Meh, you may wonder then. logically why then the contrarians bother since they are then in your view not then being contrarian… Must be just a misunderstanding.
And read it again, I’m not hung up on them making a promise, you are. That they are wrong is the point.
IMHO it is indeed a factor, but not the only one that causes war.
The Arab Spring showed that very dictatorial places like Saudi Arabia that made a big effort on securing a reliable food supply had almost no unrest during those days. So, among other reasons, not being prepared is one important factor. Another is that the increase on people fleeing drought conditions to the cities coincided with that lack of preparation and people just do not want to die of hunger quietly.
That is a bit nonsensical, are you really wanting to be on the record that contrarian or deniers of the science are not saying that warming is not happening or not as it was expected by experts or that the last 2 years have not been the warmest on record? Can you actually then tell us what they are telling us what we should expect to happen then if they are correct?
[Skipped your hangover about a promise as it is just a red herring.]
You can skip it, of course – but, well, it’s simply that you stated they “did promise” something, and I then naturally asked for a cite that they “did promise” that; and you then declared the whole thing a hangover and a red herring.

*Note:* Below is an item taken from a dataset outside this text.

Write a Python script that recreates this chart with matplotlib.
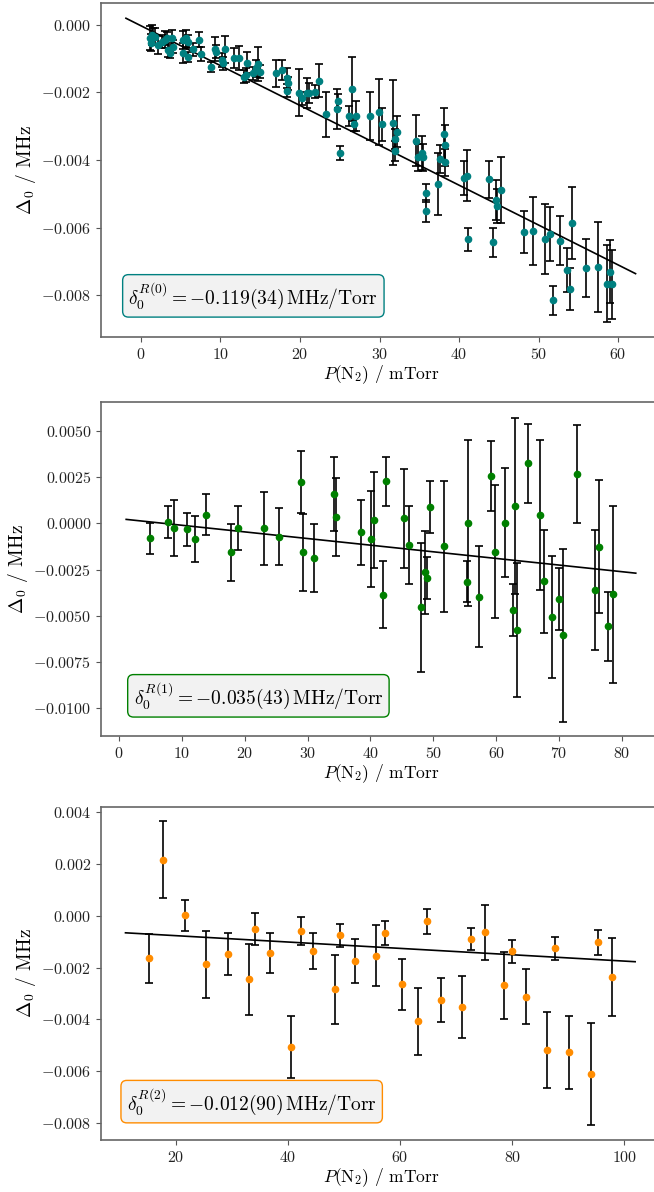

If you’d refrained from saying they “did promise” something, it would’ve never been an issue in the first place – and if you’d provided a cite that they “did promise” that, it would’ve stopped being an issue then – but if you’re never going to provide that cite, since you see the whole thing as a hangover or a red herring, I’m of course perfectly content to end that entire discussion now.
As to the rest, you already stated that one of them said “that colling may happen.” That’s why I’d then quoted you as stating that he’d said “that colling may happen.” Possibly he’s said something else on the question of expectations – and you’re more than welcome to mention it, if he has – but I make no claims as to whether such a quote is out there; I’m just studying the quote you brought to my attention.